2. Configure API Keys
Open Settings (gear icon in the top bar) and add your API keys:
| Provider | Purpose | Get a Key |
|---|---|---|
| ElevenLabs | Audio transcription | elevenlabs.io |
| OpenAI | Image generation (GPT Image) | platform.openai.com |
| Fal.ai | Image generation (Flux) | fal.ai |
| xAI | Image generation (Grok-2) | console.x.ai |
| OpenAI | Video animation (Sora) | platform.openai.com |
| Google AI | Video animation (Veo) | aistudio.google.com |
| Fal.ai | Video animation (LTX) | fal.ai |
You only need the keys for the services you want to use. At minimum, you need ElevenLabs (transcription) and one image generation provider.
3. Create Your First Project
- Click New Project
- Upload or record your audio narration
- Click Transcribe — AI will transcribe with word-level timing
- Click Detect Scenes — AI segments your narration into scenes
- Click Generate Images — AI creates visuals for each scene
- Optionally, Animate scenes to create video clips
- Click Export to render the final video
Core Features
Prompt Editor
All generation features open a dialog with full prompt control:
- Detect Characters — Identify and extract characters from your narration
- Detect Scenes — Segment narration into logical scenes
- Generate Description — Create detailed descriptions for scenes
- Generate Shots — Break scenes into individual shots
- Generate Image — Create visuals with customizable prompts
- Animate — Convert images to video clips
Each dialog lets you review and edit the prompt before generation, giving you complete control over AI output.
Transcription
Transcription uses ElevenLabs Scribe v2 which provides:
- Word-level timing for precise synchronization
- Speaker diarization (identifies different speakers)

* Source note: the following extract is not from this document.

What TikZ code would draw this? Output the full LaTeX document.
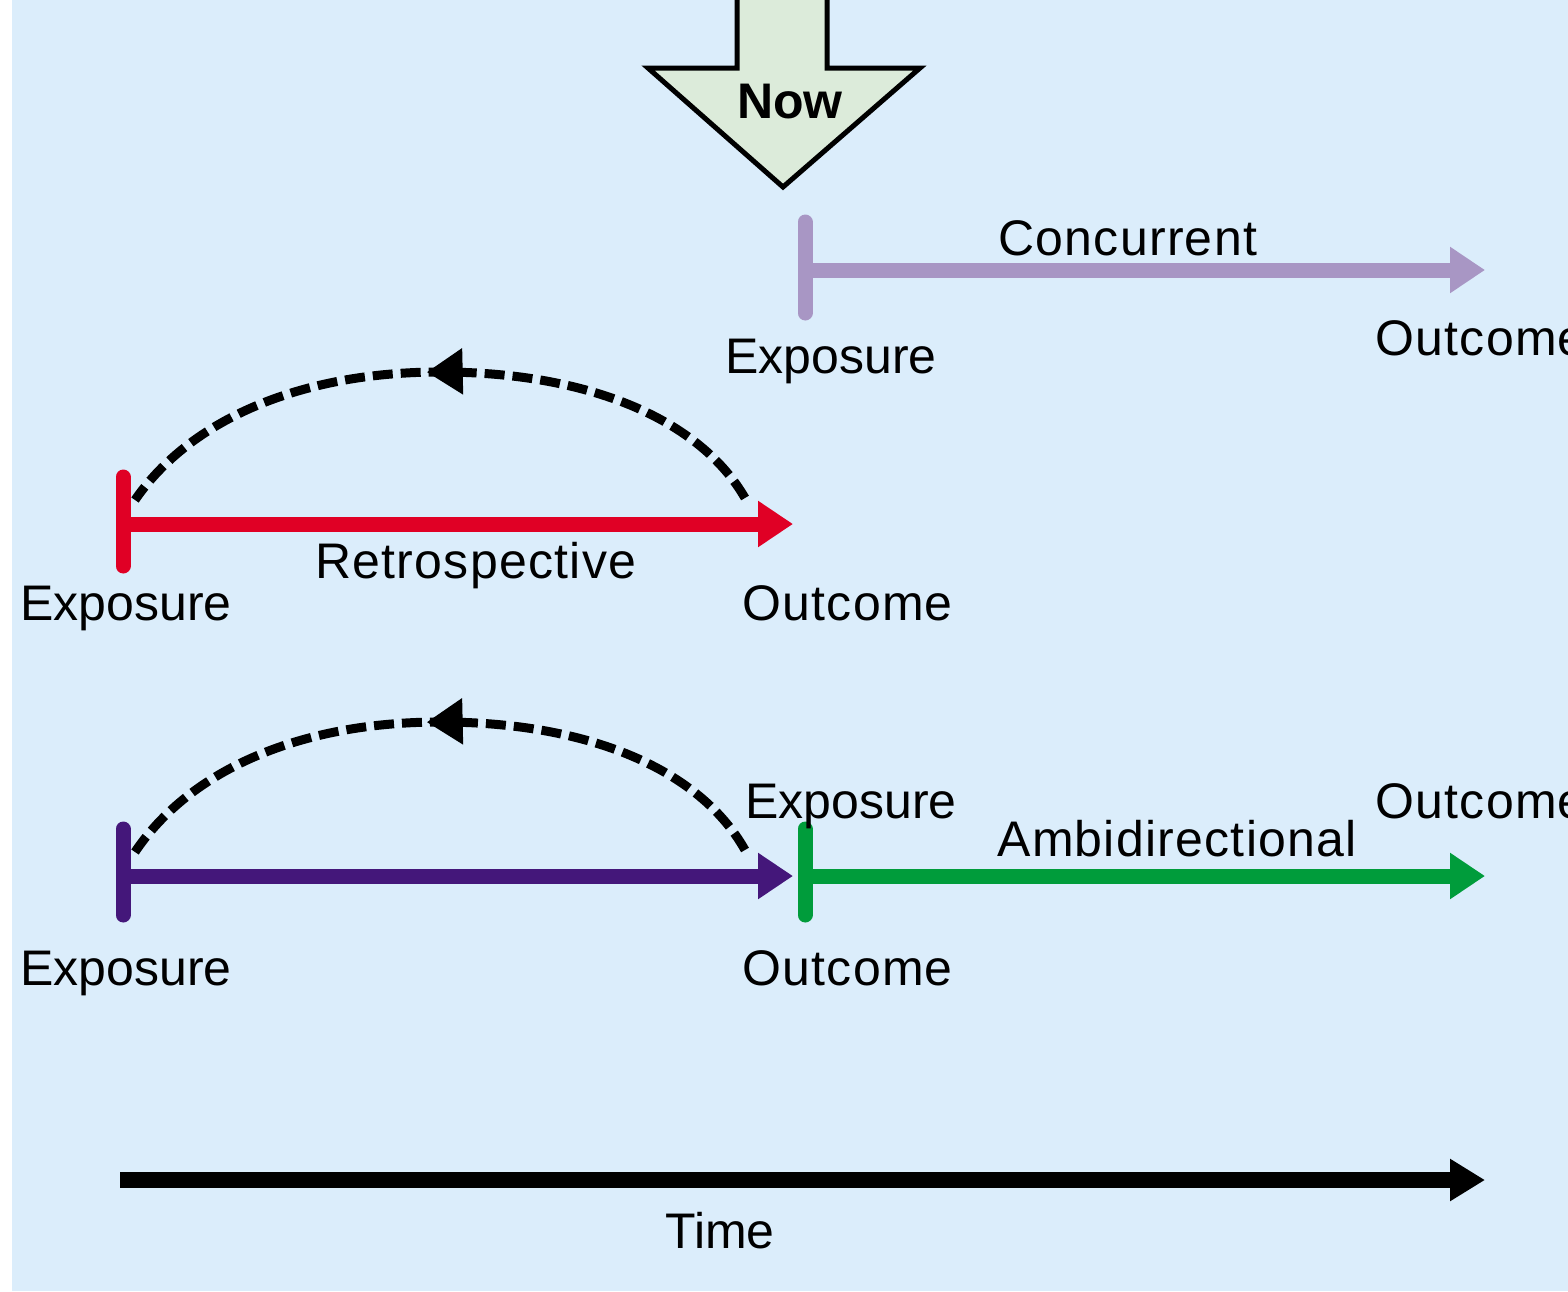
\documentclass[tikz,border=0pt]{standalone}
\usepackage{fontspec}
\setmainfont{Liberation Sans}
\usetikzlibrary{arrows.meta,decorations.markings}
\definecolor{bg}{HTML}{DBEDFB}
\definecolor{nowfill}{HTML}{DCEBDA}
\definecolor{conc}{HTML}{A896C4}
\definecolor{retro}{HTML}{E00025}
\definecolor{ambip}{HTML}{44177A}
\definecolor{ambig}{HTML}{009C3B}
\begin{document}
\begin{tikzpicture}[x=0.5pt,y=-0.5pt,
  lbl/.style={font=\fontsize{25}{30}\selectfont, inner sep=0pt, anchor=base west},
  lblw/.style={lbl, font=\fontsize{25}{30}\selectfont\addfontfeature{LetterSpace=2.5}},
  bar/.style={line width=7.5pt, line cap=round},
  span/.style={line width=7.5pt, -{Triangle[length=17.5pt,width=22pt]}},
  backarc/.style={line width=4.5pt, dash pattern=on 10pt off 4pt,
    postaction={decorate},
    decoration={markings, mark=at position 0.52 with {\arrow{Triangle[length=18pt,width=22pt]}}}}]
\useasboundingbox (0,0) rectangle (1568,1291);
\fill[bg] (12,0) rectangle (1568,1291);

% Now arrow
\draw[line width=2.5pt, fill=nowfill, line join=miter]
  (737,-20) -- (737,68) -- (648,68) -- (783,187) -- (920,68) -- (827,68) -- (827,-20);
\node[font=\fontsize{25}{30}\selectfont\bfseries, inner sep=0pt, anchor=base] (now) at (790,118) {Now};

% Concurrent
\coordinate (c1a) at (805,222); \coordinate (c1b) at (805,313);
\coordinate (c1s) at (805,270); \coordinate (c1e) at (1485,270);
\draw[bar, conc] (c1a) -- (c1b);
\draw[span, conc] (c1s) -- (c1e);
\node[lblw] (conclbl) at (998,255) {Concurrent};
\node[lbl] (concexp) at (725,373) {Exposure};
\node[lblw] (concout) at (1375,355) {Outcome};

% Retrospective
\coordinate (r1a) at (123,477); \coordinate (r1b) at (123,566);
\coordinate (r1s) at (123,524); \coordinate (r1e) at (793,524);
\coordinate (rarcR) at (745,498); \coordinate (rarcT) at (440,372); \coordinate (rarcL) at (135,500);
\draw[bar, retro] (r1a) -- (r1b);
\draw[span, retro] (r1s) -- (r1e);
\draw[backarc] (rarcR) .. controls (700,420) and (590,372) .. (rarcT)
  .. controls (300,372) and (190,420) .. (rarcL);
\node[lbl] (retroexp) at (20,620) {Exposure};
\node[lblw] (retrolbl) at (315,578) {Retrospective};
\node[lblw] (retroout) at (742,620) {Outcome};

% Ambidirectional
\coordinate (a1a) at (123,829); \coordinate (a1b) at (123,915);
\coordinate (a1s) at (123,876); \coordinate (a1e) at (793,876);
\coordinate (a2a) at (805,829); \coordinate (a2b) at (805,915);
\coordinate (a2s) at (805,876); \coordinate (a2e) at (1485,876);
\coordinate (aarcR) at (745,850); \coordinate (aarcT) at (440,722); \coordinate (aarcL) at (135,852);
\draw[bar, ambip] (a1a) -- (a1b);
\draw[span, ambip] (a1s) -- (a1e);
\draw[bar, ambig] (a2a) -- (a2b);
\draw[span, ambig] (a2s) -- (a2e);
\draw[backarc] (aarcR) .. controls (700,770) and (590,722) .. (aarcT)
  .. controls (300,722) and (190,770) .. (aarcL);
\node[lbl] (ambiexp2) at (745,818) {Exposure};
\node[lblw] (ambiout2) at (1375,818) {Outcome};
\node[lblw] (ambilbl) at (997,856) {Ambidirectional};
\node[lbl] (ambiexp1) at (20,985) {Exposure};
\node[lblw] (ambiout1) at (742,985) {Outcome};

% Time axis
\coordinate (t0) at (120,1180); \coordinate (t1) at (1485,1180);
\draw[line width=8pt, -{Triangle[length=17.5pt,width=20pt]}] (t0) -- (t1);
\node[lbl, anchor=base] (timelbl) at (720,1248) {Time};
\end{tikzpicture}
\end{document}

- High accuracy across languages
When you edit transcription text, your changes are stored as overlays — the original transcription is preserved, and your edits are applied on top.
Shots
Shots are the building blocks of your video:
- Each shot belongs to a scene
- Shots can have character references for consistency
- Shots can be individually animated
- Adjust shot duration and timing on the timeline
Working with Scenes
After scene detection, you can:
- Split or merge scenes by adjusting boundaries on the timeline
- Edit scene text to change the narration segment
- Upload custom images for any scene
- Regenerate individual images with different prompts
Character Consistency
For stories with recurring characters:
- Go to the Characters panel
- Add characters with descriptions
- Upload or generate reference portraits
- Enable character references when generating scene images
Visual Styles
To maintain a consistent look:
- Open the Visual Style panel
- Upload reference images that represent your desired style
- Add a style description (e.g., “watercolor illustration, soft colors”)

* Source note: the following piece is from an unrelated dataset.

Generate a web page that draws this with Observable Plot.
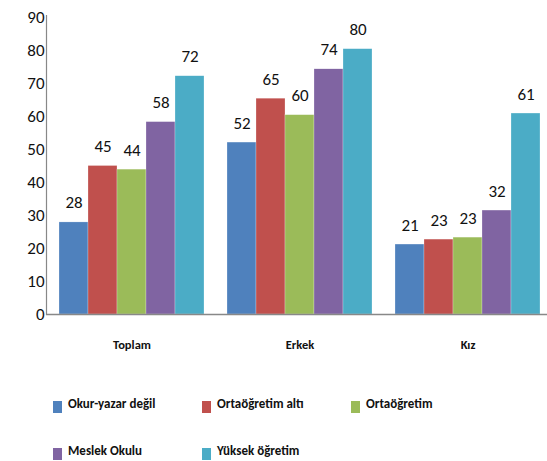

- All generated images will follow this style
Export Options
Planetanium offers three export options:
| Option | Description |
|---|---|
| Assets (ZIP) | Export all images, videos, and audio as a ZIP file for use in other tools |
| Movie from Images | Render video using generated images with transitions |
| Movie from Videos | Render video using animated clips |
Export Settings
| Setting | Options |
|---|---|
| Resolution | 480p, 720p, 1080p |
| Frame Rate | 24, 30, 60 fps |
| Transitions | Fade (configurable duration) |
| Format | MP4 (H.264) |
Customizing Prompts
Advanced users can customize the AI prompts used at every stage:
- Open Settings > Prompts
- Edit templates for scene detection, image generation, etc.
- Use template variables like
{{scene_text}}and{{style_description}}
Troubleshooting
Images not generating? Check that your API key is valid and has credits. Try a different model.
Transcription failing? Ensure your ElevenLabs key is active. Check that the audio file is not corrupted.
Export quality issues? Use 1080p resolution and 30fps for best results. Ensure source images are high quality.